Task details ::
Write out again, exactly as they appear, the lines from the line with "Write the React, TypeScript" through the line with "import * as". Do not include any pictures.

A run of records:
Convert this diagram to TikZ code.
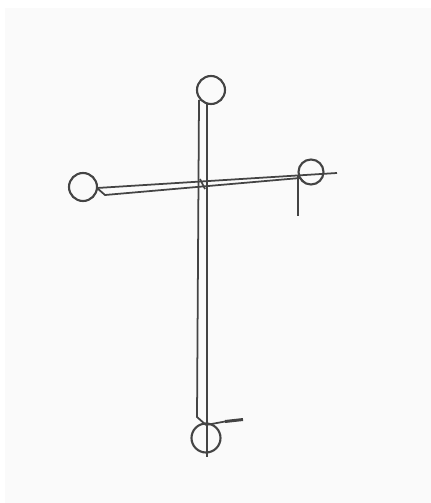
\documentclass[tikz,border=0pt]{standalone}
\usetikzlibrary{positioning}
\definecolor{panelgrey}{HTML}{FAFAFA}
\definecolor{inkgrey}{HTML}{444444}
\tikzstyle{joint} = [circle, draw=inkgrey, line width=1.2pt, inner sep=0pt]
\tikzstyle{bar} = [draw=inkgrey, line width=1pt]
\tikzstyle{stub} = [draw=inkgrey, line width=1.7pt]

\begin{document}
\begin{tikzpicture}[x=0.02cm, y=-0.02cm]

% Margins
\useasboundingbox (0,0) rectangle (431,503);
\fill [panelgrey] (5,8) rectangle (431,503);

% Nodes
\node (top) [joint, minimum size=0.56cm] at (211,90) {};
\node (left) [joint, minimum size=0.56cm] at (83,187) {};
\node (right) [joint, minimum size=0.5cm] at (311,172) {};
\node (bottom) [joint, minimum size=0.58cm] at (206,438) {};

% Bar ends
\coordinate (topl) at (199,100);
\coordinate (topr) at (207,103);
\coordinate (footl) at (197,417);
\coordinate (foot) at (206,425);
\coordinate (tail) at (207,457);
\coordinate (lefta) at (97,188);
\coordinate (leftb) at (105,195);
\coordinate (tip) at (337,173);
\coordinate (hooka) at (300,178);
\coordinate (hookb) at (304,182);
\coordinate (droptop) at (298,175);
\coordinate (dropmid) at (298,200);
\coordinate (dropend) at (298,216);
\coordinate (flagmid) at (225,421.5);
\coordinate (flagend) at (243,419.5);
\coordinate (notcha) at (200,179);
\coordinate (notchb) at (205,189);

% Upright
\draw [bar] (topl) -- (footl) -- (foot);
\draw [bar] (topr) -- (tail);

% Crossbar
\draw [bar] (lefta) -- (tip);
\draw [bar] (lefta) -- (leftb) -- (hooka) -- (hookb);
\draw [bar] (notcha) -- (notchb);

% Stubs
\draw [bar] (droptop) -- (dropmid);
\draw [stub] (dropmid) -- (dropend);
\draw [bar] (foot) -- (flagmid);
\draw [stub] (flagmid) -- (flagend);

\end{tikzpicture}
\end{document}
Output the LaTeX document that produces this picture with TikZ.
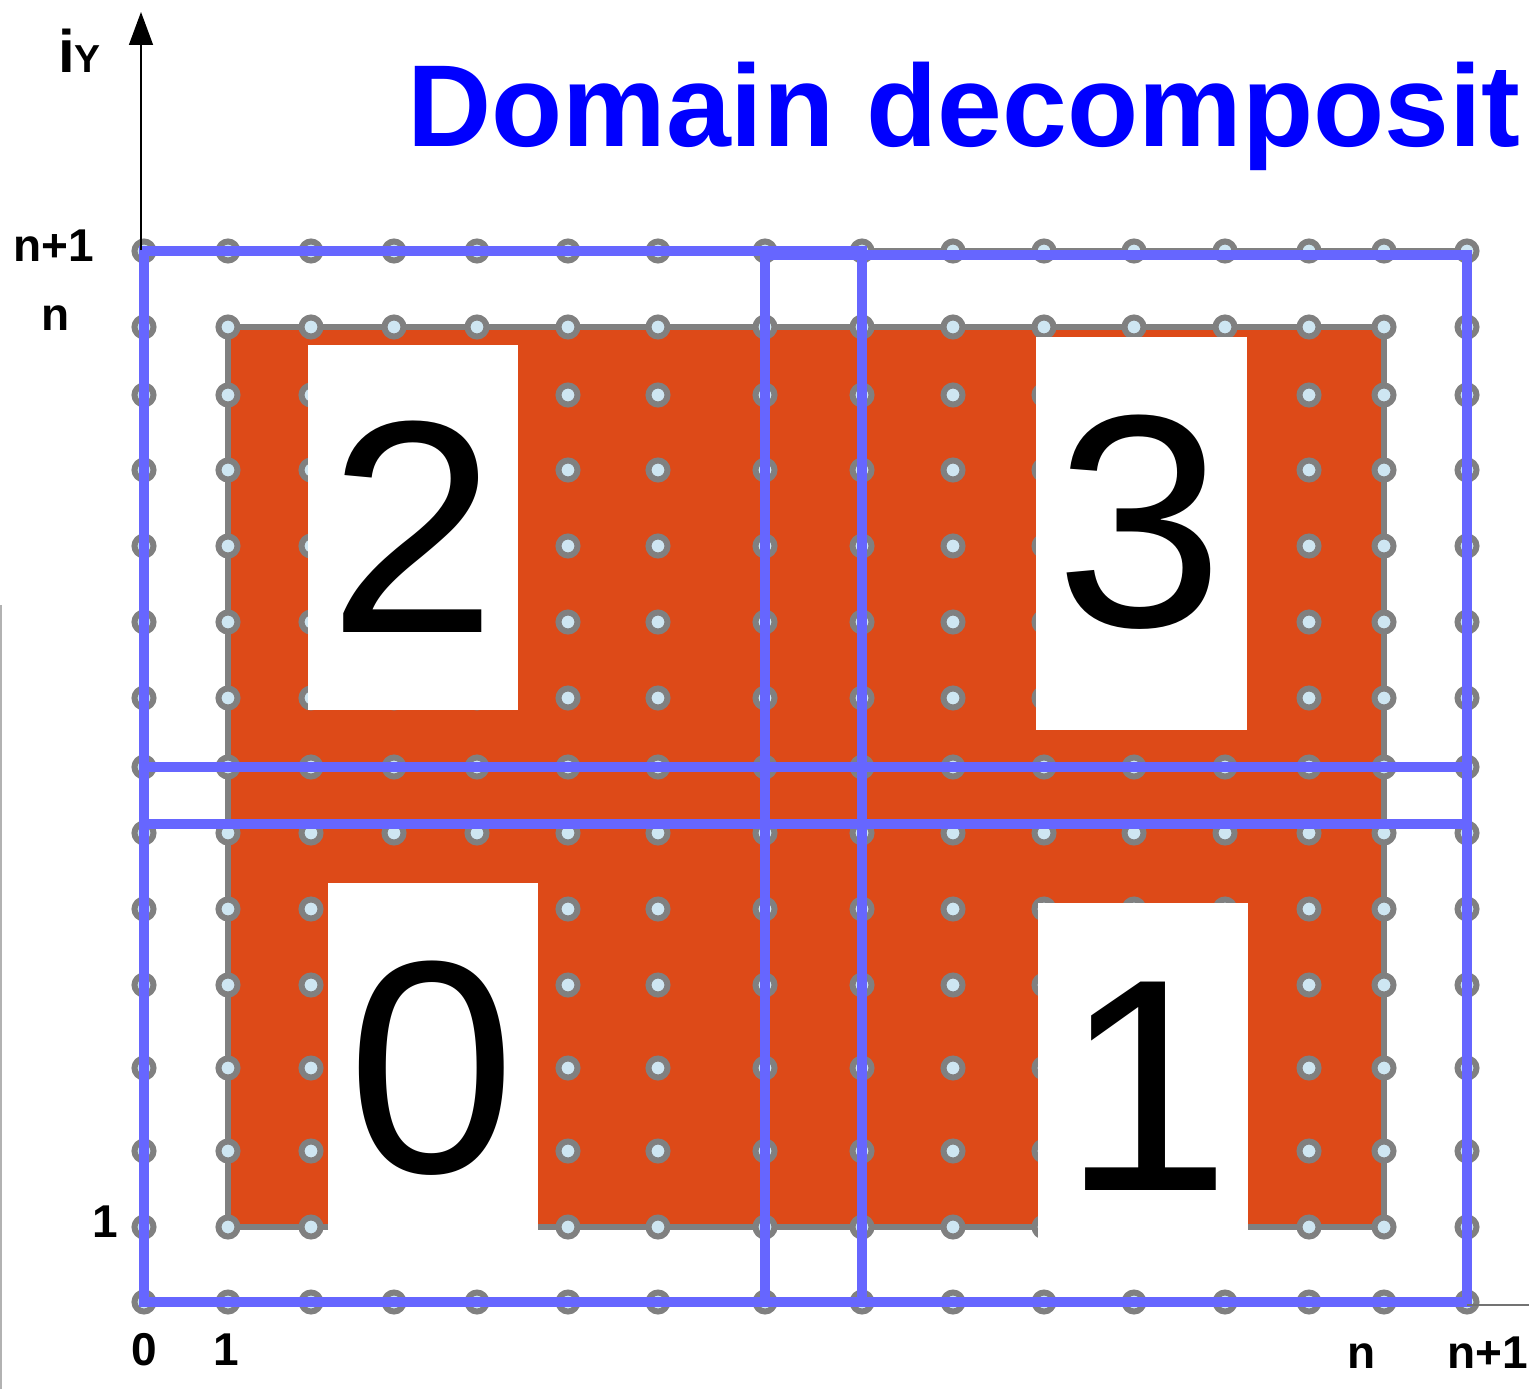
\documentclass[tikz,border=0pt]{standalone}
\usepackage{fontspec}
\setmainfont{Liberation Sans}
\usetikzlibrary{arrows.meta}
\definecolor{dom}{RGB}{221,74,24}
\definecolor{dgray}{RGB}{128,128,128}
\definecolor{dotfill}{RGB}{206,230,242}
\definecolor{dblue}{RGB}{102,102,255}
\definecolor{ttl}{RGB}{0,0,255}
\begin{document}
\begin{tikzpicture}[x=1pt,y=-1pt,
  gline/.style={draw=dgray,line width=6pt},
  griddot/.style={draw=dgray,fill=dotfill,line width=6pt},
  bline/.style={draw=dblue,line width=10pt},
  wbox/.style={fill=white},
  digit/.style={anchor=base,inner sep=0pt,font=\fontsize{303}{303}\selectfont},
  axlab/.style={anchor=base,inner sep=0pt,font=\bfseries\fontsize{46}{46}\selectfont}]
\useasboundingbox (0,0) rectangle (1529,1389);
\fill[white] (0,0) rectangle (1529,1389);
% stray frame lines
\draw[draw=black!30,line width=2pt] (1,605) -- (1,1389);
% orange domain
\fill[dom] (228,327) rectangle (1384,1227);
\draw[gline] (144,251) rectangle (1467,1302);
\draw[gline] (228,327) rectangle (1384,1227);
% grid points
\foreach \x in {144,228,311,394,477,568,658,765,862,953,1044,1134,1225,1309,1384,1467}
  \foreach \y in {251,327,395,470,546,622,698,767,833,909,985,1068,1151,1227,1302}
    \path[griddot] (\x,\y) circle[radius=9.5];
% white label boxes
\fill[wbox] (308,345) rectangle (518,710);
\fill[wbox] (1036,337) rectangle (1247,730);
\fill[wbox] (328,883) rectangle (538,1243);
\fill[wbox] (1038,903) rectangle (1248,1243);
% subdomain boxes
\draw[bline] (144,251) rectangle (862,824);
\draw[bline] (765,255) rectangle (1467,824);
\draw[bline] (144,767) rectangle (862,1302);
\draw[bline] (765,767) rectangle (1467,1302);
% digits
\node[digit] (d2) at (413,632) {2};
\node[digit] (d3) at (1140,626) {3};
\node[digit] (d0) at (432,1172) {0};
\node[digit] (d1) at (1147,1190) {1};
% axes
\coordinate (ybot) at (141,250);
\coordinate (ytop) at (141,12);
\draw[line width=1.5pt,-{Triangle[length=33pt,width=24pt]}] (ybot) -- (ytop);
\coordinate (xa) at (1467,1305);
\coordinate (xb) at (1529,1305);
\draw[draw=black!55,line width=1.5pt] (xa) -- (xb);
\node[anchor=base west,inner sep=0pt,font=\bfseries] (iy) at (58,73)
  {\fontsize{60}{60}\selectfont i\fontsize{39}{39}\selectfont Y};
% axis labels
\node[axlab] (ln1) at (54,261) {n+1};
\node[axlab] (ln) at (56,330) {n};
\node[axlab] (l1) at (105,1237) {1};
\node[axlab] (b0) at (144,1365) {0};
\node[axlab] (b1) at (226,1365) {1};
\node[axlab] (bn) at (1362,1368) {n};
\node[axlab] (bn1) at (1488,1368) {n+1};
% title
\node[anchor=base west,inner sep=0pt,text=ttl,font=\bfseries\fontsize{116.5}{117}\selectfont] (title) at (407,146) {Domain decomposit};
\end{tikzpicture}
\end{document}
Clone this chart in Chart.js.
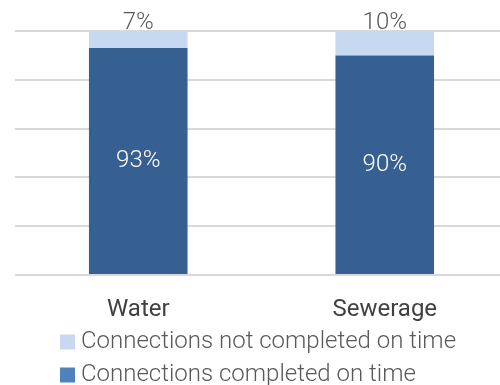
<!DOCTYPE html>
<html>
<head>
<meta charset="utf-8">
<script src="https://cdn.jsdelivr.net/npm/chart.js@4/dist/chart.umd.min.js"></script>
<style>
  html, body { margin: 0; padding: 0; background: #fff; overflow: hidden; }
  /* the plot runs slightly past the right edge of the window */
  #wrap { width: 508px; height: 385px; }
</style>
</head>
<body>
<div id="wrap"><canvas id="chart"></canvas></div>
<script>
// Share of new connections completed on time, by service
const categories = ['Water', 'Sewerage'];
const completedOnTime = [93, 90];
const notCompletedOnTime = [7, 10];
const seriesNames = ['Connections completed on time', 'Connections not completed on time'];

Chart.defaults.font.family = 'Roboto, "Open Sans", sans-serif';

// Percent labels: white inside the lower segment, grey above the upper one
const valueLabels = {
  id: 'valueLabels',
  afterDatasetsDraw(chart) {
    const ctx = chart.ctx;
    ctx.save();
    ctx.font = '300 24px Roboto, "Open Sans", sans-serif';
    ctx.textAlign = 'center';
    chart.data.datasets.forEach((ds, di) => {
      chart.getDatasetMeta(di).data.forEach((bar, i) => {
        const text = ds.data[i] + '%';
        if (ds.labelInside) {
          ctx.fillStyle = '#ffffff';
          ctx.textBaseline = 'middle';
          ctx.fillText(text, bar.x, (bar.y + bar.base) / 2);
        } else {
          ctx.fillStyle = '#595959';
          ctx.textBaseline = 'alphabetic';
          ctx.fillText(text, bar.x, bar.y - 2);
        }
      });
    });
    ctx.restore();
  }
};

// Indent the stacked legend rows so they line up under the plot
const legendInset = {
  id: 'legendInset',
  beforeDraw(chart) {
    if (chart.legend) chart.legend.left = 57;
  }
};

new Chart(document.getElementById('chart'), {
  type: 'bar',
  data: {
    labels: categories,
    datasets: [
      {
        label: seriesNames[0],
        data: completedOnTime,
        backgroundColor: '#366092',
        legendColor: '#4f81bd',
        labelInside: true,
        borderWidth: 0
      },
      {
        label: seriesNames[1],
        data: notCompletedOnTime,
        backgroundColor: '#c6d9f1',
        legendColor: '#c6d9f1',
        labelInside: false,
        borderWidth: 0
      }
    ]
  },
  options: {
    responsive: true,
    maintainAspectRatio: false,
    animation: false,
    layout: { padding: { left: 15, right: 0, top: 31, bottom: -12 } },
    datasets: { bar: { barPercentage: 0.4, categoryPercentage: 1 } },
    scales: {
      x: {
        stacked: true,
        grid: { display: false, drawTicks: false },
        border: { display: false },
        ticks: { color: '#404040', font: { size: 24, weight: 400 }, padding: 21 },
        afterFit(scale) { scale.height = 46; }
      },
      y: {
        stacked: true,
        min: 0,
        max: 100,
        grid: { color: '#d9d9d9', lineWidth: 2, drawTicks: false },
        border: { display: false },
        ticks: { display: false, stepSize: 20 }
      }
    },
    plugins: {
      tooltip: { enabled: false },
      legend: {
        position: 'bottom',
        align: 'start',
        reverse: true,
        labels: {
          color: '#595959',
          font: { size: 24, weight: 300 },
          usePointStyle: true,
          pointStyle: 'rect',
          boxWidth: 3,
          boxHeight: 15,
          padding: 9,
          generateLabels(chart) {
            return Chart.defaults.plugins.legend.labels.generateLabels(chart).map(item => {
              const ds = chart.data.datasets[item.datasetIndex];
              item.fillStyle = ds.legendColor;
              item.strokeStyle = ds.legendColor;
              item.lineWidth = 0;
              item.pointStyle = 'rect';
              return item;
            });
          }
        }
      }
    }
  },
  plugins: [valueLabels, legendInset]
});
</script>
</body>
</html>
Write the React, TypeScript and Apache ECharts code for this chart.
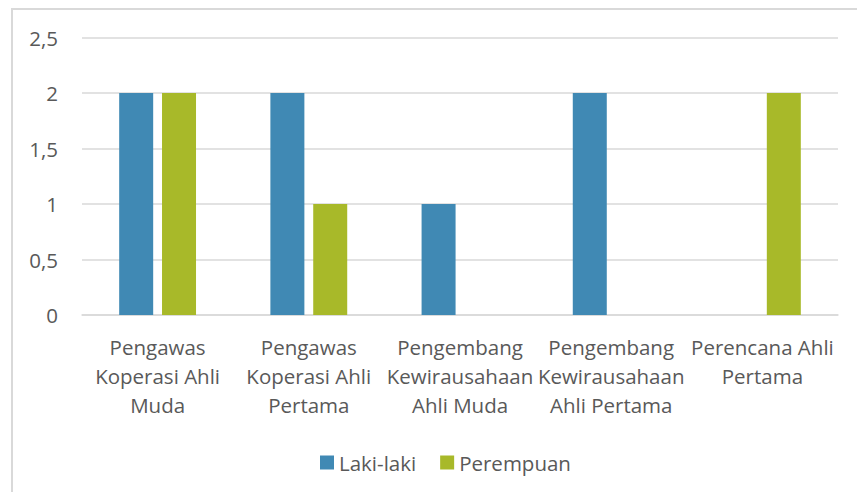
import React, { useEffect, useRef } from "react";
import * as echarts from "echarts";

const categories = [
  "Pengawas\nKoperasi Ahli\nMuda",
  "Pengawas\nKoperasi Ahli\nPertama",
  "Pengembang\nKewirausahaan\nAhli Muda",
  "Pengembang\nKewirausahaan\nAhli Pertama",
  "Perencana Ahli\nPertama",
];
const lakiLaki = [2, 2, 1, 2, null];
const perempuan = [2, 1, null, null, 2];
const yTicks = { min: 0, max: 2.5, interval: 0.5 };

const FONT = "'Open Sans', sans-serif";
const TEXT = "#595959";

export default function App() {
  const ref = useRef<HTMLDivElement>(null);
  useEffect(() => {
    if (!ref.current) return;
    const chart = echarts.init(ref.current, undefined, { renderer: "svg" });
    chart.setOption({
      animation: false,
      backgroundColor: "#ffffff",
      textStyle: { fontFamily: FONT },
      graphic: [
        {
          type: "rect",
          shape: { x: 12, y: 9, width: 900, height: 600 },
          style: { fill: "none", stroke: "#d9d9d9", lineWidth: 2 },
          silent: true,
        },
      ],
      grid: { left: 82, right: 19, top: 37.5, bottom: 177, containLabel: false },
      legend: {
        left: 315,
        top: 447,
        itemWidth: 14,
        itemHeight: 14,
        itemGap: 24,
        icon: "rect",
        textStyle: { color: TEXT, fontSize: 20.5, fontFamily: FONT },
        data: ["Laki-laki", "Perempuan"],
      },
      xAxis: {
        type: "category",
        data: categories,
        axisTick: { show: false },
        axisLine: { lineStyle: { color: "#d9d9d9", width: 1.5 } },
        axisLabel: {
          interval: 0,
          color: TEXT,
          fontSize: 20.5,
          lineHeight: 29,
          margin: 17,
          fontFamily: FONT,
        },
      },
      yAxis: {
        type: "value",
        min: yTicks.min,
        max: yTicks.max,
        interval: yTicks.interval,
        axisLine: { show: false },
        axisTick: { show: false },
        splitLine: { lineStyle: { color: "#d9d9d9", width: 1.5 } },
        axisLabel: {
          color: TEXT,
          fontSize: 20.5,
          margin: 24,
          fontFamily: FONT,
          formatter: (v: number) => String(v).replace(".", ","),
        },
      },
      series: [
        {
          name: "Laki-laki",
          type: "bar",
          data: lakiLaki,
          barWidth: 34,
          barGap: "26%",
          itemStyle: { color: "#4089b4" },
        },
        {
          name: "Perempuan",
          type: "bar",
          data: perempuan,
          barWidth: 34,
          barGap: "26%",
          itemStyle: { color: "#a8b929" },
        },
      ],
    });
    return () => chart.dispose();
  }, []);
  return (
    <div
      ref={ref}
      style={{ position: "absolute", left: 0, top: 0, width: 857, height: 492 }}
    />
  );
}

Written response ::
Write the React, TypeScript and Apache ECharts code for this chart.
import React, { useEffect, useRef } from "react";
import * as echarts from "echarts";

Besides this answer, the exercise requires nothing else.